The AWI shows the two optional fields, Parameters and Environment, which you can define separately. However, the requests are sent to the GCS system as one.
There are many options available to define the JSON payload regardless of whether you do so in the Parameters or Environment field. For more information and examples of the JSON definition, see Defining the JSON

Get Execution Logs

Allows you to select when to get trace logs from the GCS:
- On error only (default)
  
  A trace log is only written if the job fails.
  
  Note:
  If the job cannot start successfully, for example due to incorrect JSON payload parameters, no log can be written.
- Always
  
  A trace log is always written, regardless of the job status. You see the results in the Agent log types LOGS and MET. For details, see Monitoring Google Cloud Dataflow Jobs
  
  Note:
  Enabling this parameter may increase the job's runtime.

Defining the JSON

This section gives you examples of how you could define the JSON field when defining a Run Job. You have different options available.

Simple JSON Definition

The first option to define the JSON field is a simple payload definition. To do so, make sure you define the parameters required to define the pipeline, such as name, type, default value, and so on.

Using Variables

You can also use variables in the payload definition.

Example

In the JSON field, enter the following:

&PIPELINEPARAM#

If the variable is not defined yet, you must define it now. You do it on the Variables page of the Run Job definition:

(Click to expand)

When you execute the Job, the variables will be replaced with the value you have just defined. This is visible in the Agent log (PLOG), see Monitoring Google Cloud Dataflow Jobs.

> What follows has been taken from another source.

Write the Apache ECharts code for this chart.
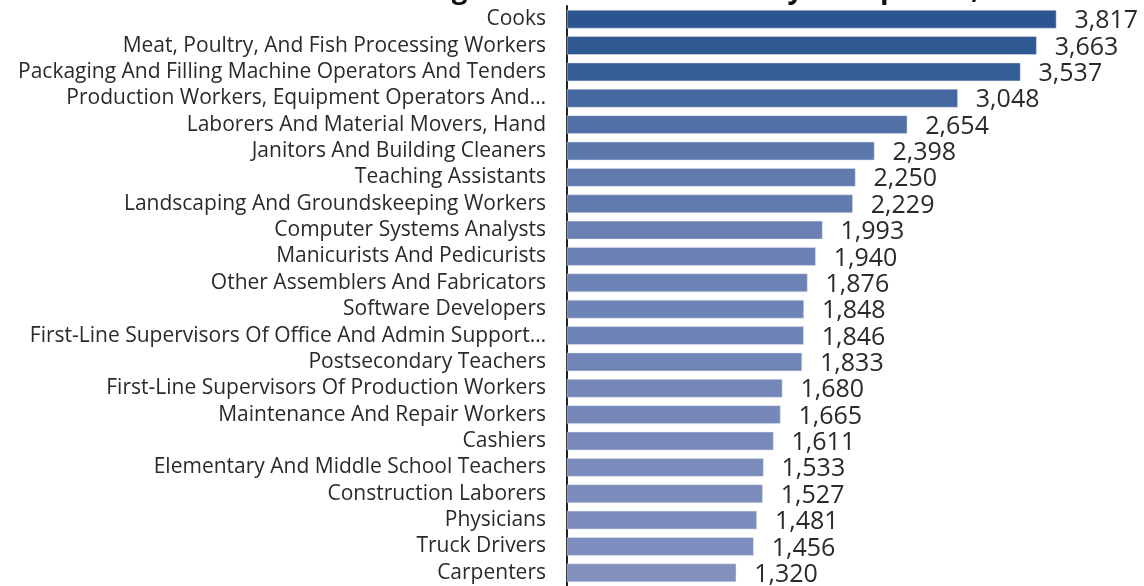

Google Cloud Dataflow Run Job in a Workflow

You can also use the JSON field if you want to include a Run Job in a Workflow and you want to use Automation Engine variables in it.

Example

In the Workflow, a Script object (SCRI) with the variable definition relevant to the parameters required in the Job object -Project ID, Location, Job Name, and Template Path- precedes your Run Job:

(Click to expand)

In the Run Job definition, you include those variables:

(Click to expand)

When the Job is executed, the variables will be replaced with the value you have just defined. This is visible in the Agent (PLOG) report, see Monitoring Google Cloud Dataflow Jobs.